Oh, God. The entry started off with song lyrics. He must be depressed.

Good call.

Sucks for you guys. I promised myself that I'd try to get back to the fun, happy, exciting, vaguely entertaining entries of my journal's infancy. Apparently I won't be keeping that promise.

I've got myself a good funk going, and I'm not quite sure why. It's been a stressful few weeks since school started, whether I want to admit it or not. There's a lot going on in the world around me, and I'm making more of an effort to concern myself with that instead of being the introspective, selfish bastard you've all come to know and love. See? College makes you grow as a person, or, at least, want to grow. Last month I was in a meeting and we were doing a 'bonding' activity. Part of the exercise required that we each describe ourselves in one word. I chose 'selfish,' which, honestly, probably covers it. One of my good and wonderful friends offered the following comfort: "You're not selfish. You think about other people, you just don't act on it." Thanks, dude. I feel so much better.

Recent discussions with the Danwich have covered the general suckitude of the greater University Town area and the sad truth of the area's unrealized potential. "Some days," I said, "it's harder to live here than others."

I've been having a whole week of those days and it really does start to catch up with me after awhile. For every person that makes a concerted effort to change things in this area, there are ten more running around with Bibles and praising the status quo and ten people who'd love to see things change but would rather sit on the couch eating barbecue and being inert (I had to explain the meaning of 'inert' to a group last night. I guess it isn't any wonder I'm depressed.). It falls to the rest of us, the ones who'd rather kick at the darkness than seal an uneventful fate, to get the ball rolling, however tentatively.

Granted, I've got a really accommodating class schedule. But at least two of the clubs in which I hold offices require me to essentially run them, which is a part-time job in itself. Not that this gives me an excuse for not having attained actual part-time employment yet.

I was promised a hellacool job that would be waiting for me upon my return in January but that has failed to materialize to date.

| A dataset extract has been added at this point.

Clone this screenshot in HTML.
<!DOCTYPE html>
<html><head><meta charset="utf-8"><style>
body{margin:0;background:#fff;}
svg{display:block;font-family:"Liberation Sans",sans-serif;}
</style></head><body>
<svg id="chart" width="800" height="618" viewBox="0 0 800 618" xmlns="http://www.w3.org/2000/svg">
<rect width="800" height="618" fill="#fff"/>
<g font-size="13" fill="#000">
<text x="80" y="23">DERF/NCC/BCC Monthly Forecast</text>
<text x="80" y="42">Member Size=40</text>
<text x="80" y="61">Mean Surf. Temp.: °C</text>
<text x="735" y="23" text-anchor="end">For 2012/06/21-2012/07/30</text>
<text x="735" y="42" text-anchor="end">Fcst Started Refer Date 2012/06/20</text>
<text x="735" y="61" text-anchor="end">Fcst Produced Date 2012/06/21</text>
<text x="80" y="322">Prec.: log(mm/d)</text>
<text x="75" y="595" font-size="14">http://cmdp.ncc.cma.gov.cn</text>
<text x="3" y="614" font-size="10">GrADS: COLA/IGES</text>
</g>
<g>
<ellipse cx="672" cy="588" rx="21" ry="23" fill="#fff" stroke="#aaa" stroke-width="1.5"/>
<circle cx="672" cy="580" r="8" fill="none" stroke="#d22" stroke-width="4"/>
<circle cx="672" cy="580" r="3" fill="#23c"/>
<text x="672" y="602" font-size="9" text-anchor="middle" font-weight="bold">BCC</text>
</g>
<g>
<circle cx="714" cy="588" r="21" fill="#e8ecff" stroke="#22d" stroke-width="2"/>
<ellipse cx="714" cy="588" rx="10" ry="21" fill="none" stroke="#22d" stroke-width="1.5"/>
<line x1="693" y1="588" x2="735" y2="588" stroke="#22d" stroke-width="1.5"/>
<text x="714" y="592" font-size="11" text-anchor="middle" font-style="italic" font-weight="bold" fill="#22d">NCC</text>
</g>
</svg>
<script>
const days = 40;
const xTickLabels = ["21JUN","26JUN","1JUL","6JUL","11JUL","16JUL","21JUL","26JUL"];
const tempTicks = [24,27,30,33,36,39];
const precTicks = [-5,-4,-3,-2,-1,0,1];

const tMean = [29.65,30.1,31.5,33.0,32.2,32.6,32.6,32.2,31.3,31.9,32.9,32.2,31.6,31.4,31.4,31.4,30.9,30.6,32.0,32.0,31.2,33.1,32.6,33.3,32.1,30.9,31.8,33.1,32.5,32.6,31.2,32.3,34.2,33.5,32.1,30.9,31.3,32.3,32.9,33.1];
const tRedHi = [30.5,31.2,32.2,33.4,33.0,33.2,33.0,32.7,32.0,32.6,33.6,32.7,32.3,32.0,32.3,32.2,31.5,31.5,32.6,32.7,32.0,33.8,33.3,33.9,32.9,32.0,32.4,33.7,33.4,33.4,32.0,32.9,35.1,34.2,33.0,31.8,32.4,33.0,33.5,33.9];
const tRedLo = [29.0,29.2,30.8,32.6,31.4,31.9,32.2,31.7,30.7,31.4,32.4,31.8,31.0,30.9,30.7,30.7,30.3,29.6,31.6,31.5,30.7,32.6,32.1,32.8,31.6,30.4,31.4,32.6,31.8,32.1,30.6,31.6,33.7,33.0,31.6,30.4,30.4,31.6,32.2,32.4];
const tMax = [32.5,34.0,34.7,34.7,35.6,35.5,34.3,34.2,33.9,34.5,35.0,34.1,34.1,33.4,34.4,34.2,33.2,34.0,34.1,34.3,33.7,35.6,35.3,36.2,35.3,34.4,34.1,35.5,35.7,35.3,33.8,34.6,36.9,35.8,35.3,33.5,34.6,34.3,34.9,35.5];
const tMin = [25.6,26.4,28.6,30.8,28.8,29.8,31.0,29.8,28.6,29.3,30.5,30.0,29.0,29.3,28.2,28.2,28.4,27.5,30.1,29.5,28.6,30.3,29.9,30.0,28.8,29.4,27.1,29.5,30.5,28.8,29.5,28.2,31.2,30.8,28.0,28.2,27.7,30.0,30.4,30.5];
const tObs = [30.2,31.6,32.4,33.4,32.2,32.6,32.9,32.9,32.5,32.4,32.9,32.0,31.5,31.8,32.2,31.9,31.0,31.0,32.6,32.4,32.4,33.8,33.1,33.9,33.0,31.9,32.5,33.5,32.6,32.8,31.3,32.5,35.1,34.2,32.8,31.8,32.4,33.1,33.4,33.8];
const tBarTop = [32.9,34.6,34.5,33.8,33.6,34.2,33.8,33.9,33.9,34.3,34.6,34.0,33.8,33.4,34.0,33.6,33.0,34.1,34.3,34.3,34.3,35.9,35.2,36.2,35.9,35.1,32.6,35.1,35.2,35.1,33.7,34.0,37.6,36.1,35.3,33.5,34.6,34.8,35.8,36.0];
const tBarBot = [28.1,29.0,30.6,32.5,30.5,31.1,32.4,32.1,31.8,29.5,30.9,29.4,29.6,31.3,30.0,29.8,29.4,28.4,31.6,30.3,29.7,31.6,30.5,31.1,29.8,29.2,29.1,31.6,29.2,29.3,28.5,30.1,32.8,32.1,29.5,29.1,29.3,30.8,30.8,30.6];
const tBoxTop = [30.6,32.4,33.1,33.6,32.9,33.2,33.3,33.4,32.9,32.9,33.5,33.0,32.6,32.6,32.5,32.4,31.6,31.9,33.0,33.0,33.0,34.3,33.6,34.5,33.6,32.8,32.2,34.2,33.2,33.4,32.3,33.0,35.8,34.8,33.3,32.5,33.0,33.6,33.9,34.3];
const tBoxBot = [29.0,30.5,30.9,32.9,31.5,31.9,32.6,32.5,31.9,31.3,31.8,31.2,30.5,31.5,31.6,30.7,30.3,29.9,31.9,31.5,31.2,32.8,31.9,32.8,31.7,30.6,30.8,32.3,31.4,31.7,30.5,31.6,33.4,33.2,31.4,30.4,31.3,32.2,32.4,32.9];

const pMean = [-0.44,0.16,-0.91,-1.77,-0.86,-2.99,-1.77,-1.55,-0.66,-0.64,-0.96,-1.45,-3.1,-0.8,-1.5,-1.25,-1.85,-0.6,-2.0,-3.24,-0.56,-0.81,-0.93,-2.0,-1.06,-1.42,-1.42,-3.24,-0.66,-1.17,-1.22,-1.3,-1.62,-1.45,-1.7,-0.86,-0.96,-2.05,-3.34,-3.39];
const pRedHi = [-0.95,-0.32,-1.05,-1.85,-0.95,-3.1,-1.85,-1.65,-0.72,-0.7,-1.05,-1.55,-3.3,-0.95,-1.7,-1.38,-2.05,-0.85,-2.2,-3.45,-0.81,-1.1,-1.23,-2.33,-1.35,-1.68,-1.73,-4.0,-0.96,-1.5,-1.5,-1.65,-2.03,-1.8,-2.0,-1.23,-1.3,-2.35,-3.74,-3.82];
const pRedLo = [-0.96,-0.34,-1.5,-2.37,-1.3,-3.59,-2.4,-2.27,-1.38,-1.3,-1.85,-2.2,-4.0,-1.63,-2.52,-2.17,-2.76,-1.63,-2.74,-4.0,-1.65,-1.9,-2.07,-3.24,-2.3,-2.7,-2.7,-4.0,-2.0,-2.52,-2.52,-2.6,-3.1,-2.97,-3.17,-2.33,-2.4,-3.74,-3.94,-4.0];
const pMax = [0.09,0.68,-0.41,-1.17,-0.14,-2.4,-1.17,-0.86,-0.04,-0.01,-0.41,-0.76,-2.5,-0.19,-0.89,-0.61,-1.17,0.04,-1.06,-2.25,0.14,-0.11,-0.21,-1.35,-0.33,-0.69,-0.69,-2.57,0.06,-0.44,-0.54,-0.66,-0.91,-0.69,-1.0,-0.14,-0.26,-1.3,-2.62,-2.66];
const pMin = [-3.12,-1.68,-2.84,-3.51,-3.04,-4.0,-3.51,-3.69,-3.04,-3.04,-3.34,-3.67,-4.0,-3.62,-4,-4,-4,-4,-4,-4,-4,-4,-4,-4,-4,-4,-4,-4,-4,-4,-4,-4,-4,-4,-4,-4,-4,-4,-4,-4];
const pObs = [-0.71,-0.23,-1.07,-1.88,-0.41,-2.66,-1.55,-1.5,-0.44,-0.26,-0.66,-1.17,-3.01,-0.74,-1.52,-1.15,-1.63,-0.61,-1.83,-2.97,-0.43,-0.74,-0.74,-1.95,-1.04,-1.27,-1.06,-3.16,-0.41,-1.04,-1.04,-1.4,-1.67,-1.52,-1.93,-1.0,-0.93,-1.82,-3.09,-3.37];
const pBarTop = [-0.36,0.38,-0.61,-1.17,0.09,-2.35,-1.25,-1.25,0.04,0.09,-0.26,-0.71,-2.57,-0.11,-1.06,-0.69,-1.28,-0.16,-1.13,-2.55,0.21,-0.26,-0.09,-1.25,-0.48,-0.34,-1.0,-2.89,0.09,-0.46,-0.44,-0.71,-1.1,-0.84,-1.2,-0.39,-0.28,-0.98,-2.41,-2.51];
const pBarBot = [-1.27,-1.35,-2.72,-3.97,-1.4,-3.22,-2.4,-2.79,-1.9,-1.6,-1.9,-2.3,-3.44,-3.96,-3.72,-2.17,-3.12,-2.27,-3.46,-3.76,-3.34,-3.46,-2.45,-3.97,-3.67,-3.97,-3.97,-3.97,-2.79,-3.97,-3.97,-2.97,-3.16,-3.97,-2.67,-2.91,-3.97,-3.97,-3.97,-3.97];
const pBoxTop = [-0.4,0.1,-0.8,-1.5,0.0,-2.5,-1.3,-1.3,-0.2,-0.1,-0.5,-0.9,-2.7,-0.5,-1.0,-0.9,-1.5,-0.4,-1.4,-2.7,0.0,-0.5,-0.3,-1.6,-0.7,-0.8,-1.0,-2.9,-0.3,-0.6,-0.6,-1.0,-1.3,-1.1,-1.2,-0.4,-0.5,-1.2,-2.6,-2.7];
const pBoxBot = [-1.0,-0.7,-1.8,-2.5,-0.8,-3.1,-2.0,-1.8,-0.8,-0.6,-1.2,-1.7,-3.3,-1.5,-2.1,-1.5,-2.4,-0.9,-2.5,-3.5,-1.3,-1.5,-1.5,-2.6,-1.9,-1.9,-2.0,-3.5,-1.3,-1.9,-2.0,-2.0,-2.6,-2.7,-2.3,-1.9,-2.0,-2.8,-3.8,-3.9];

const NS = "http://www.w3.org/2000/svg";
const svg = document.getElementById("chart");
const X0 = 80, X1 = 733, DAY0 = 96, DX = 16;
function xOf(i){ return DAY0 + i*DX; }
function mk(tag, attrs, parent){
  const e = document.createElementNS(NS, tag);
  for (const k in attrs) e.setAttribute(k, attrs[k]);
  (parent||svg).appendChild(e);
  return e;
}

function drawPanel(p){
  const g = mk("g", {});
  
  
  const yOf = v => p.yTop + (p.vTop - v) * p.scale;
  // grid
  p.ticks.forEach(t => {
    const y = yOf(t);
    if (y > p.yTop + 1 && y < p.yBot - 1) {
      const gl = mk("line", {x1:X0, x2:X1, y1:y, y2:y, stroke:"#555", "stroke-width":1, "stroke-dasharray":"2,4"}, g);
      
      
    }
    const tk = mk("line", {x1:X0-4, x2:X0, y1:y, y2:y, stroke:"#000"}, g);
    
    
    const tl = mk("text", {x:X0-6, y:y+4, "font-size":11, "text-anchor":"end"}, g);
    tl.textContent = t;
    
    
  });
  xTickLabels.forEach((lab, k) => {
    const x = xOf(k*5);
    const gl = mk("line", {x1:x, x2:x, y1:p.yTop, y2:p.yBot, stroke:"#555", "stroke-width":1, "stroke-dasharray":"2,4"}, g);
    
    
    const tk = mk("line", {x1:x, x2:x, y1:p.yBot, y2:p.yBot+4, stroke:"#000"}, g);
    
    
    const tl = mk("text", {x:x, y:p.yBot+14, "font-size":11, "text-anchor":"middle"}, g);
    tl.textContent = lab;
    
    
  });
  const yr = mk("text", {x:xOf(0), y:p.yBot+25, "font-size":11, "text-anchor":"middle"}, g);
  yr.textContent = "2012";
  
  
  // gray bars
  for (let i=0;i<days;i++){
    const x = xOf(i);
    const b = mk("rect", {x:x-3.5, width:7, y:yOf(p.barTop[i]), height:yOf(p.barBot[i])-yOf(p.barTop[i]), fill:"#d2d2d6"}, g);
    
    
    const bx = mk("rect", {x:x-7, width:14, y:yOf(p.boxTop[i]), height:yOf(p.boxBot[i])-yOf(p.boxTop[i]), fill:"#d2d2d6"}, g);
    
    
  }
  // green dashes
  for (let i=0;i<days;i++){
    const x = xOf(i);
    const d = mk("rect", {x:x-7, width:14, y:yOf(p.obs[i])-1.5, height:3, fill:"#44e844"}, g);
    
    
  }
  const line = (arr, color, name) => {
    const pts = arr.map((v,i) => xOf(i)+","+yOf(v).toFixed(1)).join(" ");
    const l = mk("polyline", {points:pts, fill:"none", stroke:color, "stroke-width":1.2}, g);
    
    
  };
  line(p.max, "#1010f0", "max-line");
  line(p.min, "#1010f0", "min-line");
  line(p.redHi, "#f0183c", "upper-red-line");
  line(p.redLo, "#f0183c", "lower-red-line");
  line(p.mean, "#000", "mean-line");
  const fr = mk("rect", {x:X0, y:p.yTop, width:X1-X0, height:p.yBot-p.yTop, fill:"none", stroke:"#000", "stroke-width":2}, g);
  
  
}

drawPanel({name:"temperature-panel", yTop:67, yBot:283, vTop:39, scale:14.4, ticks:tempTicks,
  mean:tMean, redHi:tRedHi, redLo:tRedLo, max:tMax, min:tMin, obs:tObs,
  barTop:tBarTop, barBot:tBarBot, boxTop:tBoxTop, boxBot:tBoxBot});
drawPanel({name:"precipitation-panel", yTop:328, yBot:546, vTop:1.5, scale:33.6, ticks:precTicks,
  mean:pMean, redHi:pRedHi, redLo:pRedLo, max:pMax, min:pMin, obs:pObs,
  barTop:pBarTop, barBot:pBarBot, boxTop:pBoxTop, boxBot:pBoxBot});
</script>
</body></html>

This has driven me into the open arms of internet job listings, which are more hilarious than practical. Like, I totally have the patience to babysit three-year-olds. All the good on-campus jobs are taken, and all the good off-campus jobs, which the campus job site firmly states are mostly within walking distance of the school, are at least an hour away. Bitches.

And honestly, some days I just don't feel like it. When I consider the effort it takes on a daily basis to work for change and work to learn and work to find work, sometimes I just want to take to my bed (or possibly a cave) and hide out from the world until I feel better.

The thing is, that really doesn't do any good. The world doesn't stop turning just because I choose not to participate in it. When I finally do decide to rejoin society, I'll be that much farther behind the pack. And I'm behind enough already because I have patently refused to do the assigned readings for anything other than English so far this semester. Even that is a waste of time. The discussion of today's selection degenerated into an analysis of the volleyball team, followed by a conversation in which one of the brighter crayons in the box announced that she did not know what a preposition was. Ugh.

I've been through enough of these moods to know that they eventually end, but in the meantime, I'll continue to suffer through Basic Reporting, because I paid to be spoken to like a child, dammit, and I'm not going to waste all that money just because I feel like crap. Plus, I have tomorrow off and there's candy waiting for me back in my dorm room. I like candy. "Me gusta los dulces." Heh. See? I'm feeling better already.

Someone got here by searching for: "college suckfest" And: fail out of college Reading: I plan to take a whack at some textbooks tonight or tomorrow. Pray for me. Or something. Listening to: Incessant rambling. I think it's supposed to be some kind of lecture. Watching: The Butterfly Effect. Not the best movie ever, but considering I saw it for free and considering Ashton Kutcher, mostly okay. Except for that Amy Smart girl. She can't really act.